Several factors appear to be driving this trend:
- Institutional Rebalancing: TradFi hedge funds had been engaging in “basis trade” by buying Bitcoin ETFs and shorting CME futures to capitalize on a roughly 10% yield difference. As this strategy’s yield dropped to around 5%, funds began unwinding these positions.
- Profit-Taking: After Bitcoin’s strong performance in 2024, many investors are locking in gains.
- Macroeconomic Concerns: Worries about U.S.-China trade relations and Federal Reserve interest rate decisions are making investors cautious about risk assets.
- Retail Investors: Despite the ETF outflows, analysts believe much of Tuesday’s selling pressure came from retail traders rather than institutions. Nansen Principal Research Analyst Aurelie Barthere noted that open interest in CME Bitcoin futures showed little change, indicating limited institutional unwinding.
The downturn isn’t limited to Bitcoin though. Spot Ethereum ETFs also saw daily net outflows worth $50 million on Tuesday, excluding data from 21Shares’ CETH. Grayscale’s ETHE led the way with over $27 million in outflows.
Long-Term Outlook
Despite the short-term volatility, some analysts remain optimistic about Bitcoin’s fundamentals.
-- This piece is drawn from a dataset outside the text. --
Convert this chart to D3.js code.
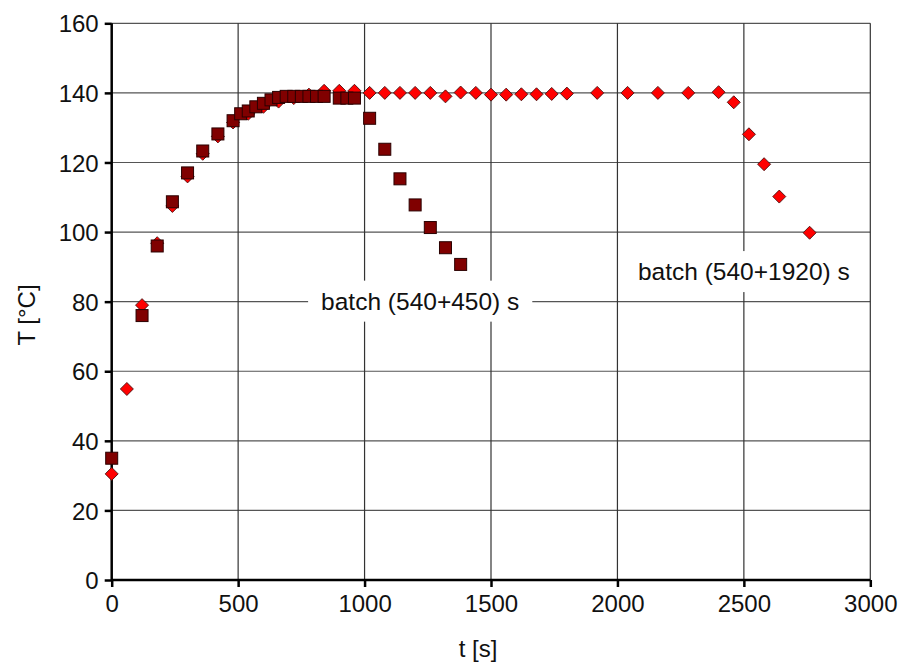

BTC Markets Crypto Analyst Rachael Lucas pointed to the post-halving supply reduction that occurred in April 2024 as a long-term positive factor.
“For long-term investors—those who actually care about fundamentals—this is an incredible time to be in the market,” noted RedStone COO Marcin Kazmierczak, who also observed that Bitcoin’s price has remained relatively stable despite the outflows.
The total cumulative net inflows for U.S. spot Bitcoin ETFs now stand at $38 billion, down from previous highs. They currently hold $101.4 billion worth of Bitcoin in total net assets, according to SoSoValue data.
This week’s developments highlight how institutional investment vehicles like ETFs can create new dynamics in cryptocurrency markets, potentially leading to increased volatility as large funds adjust their positions.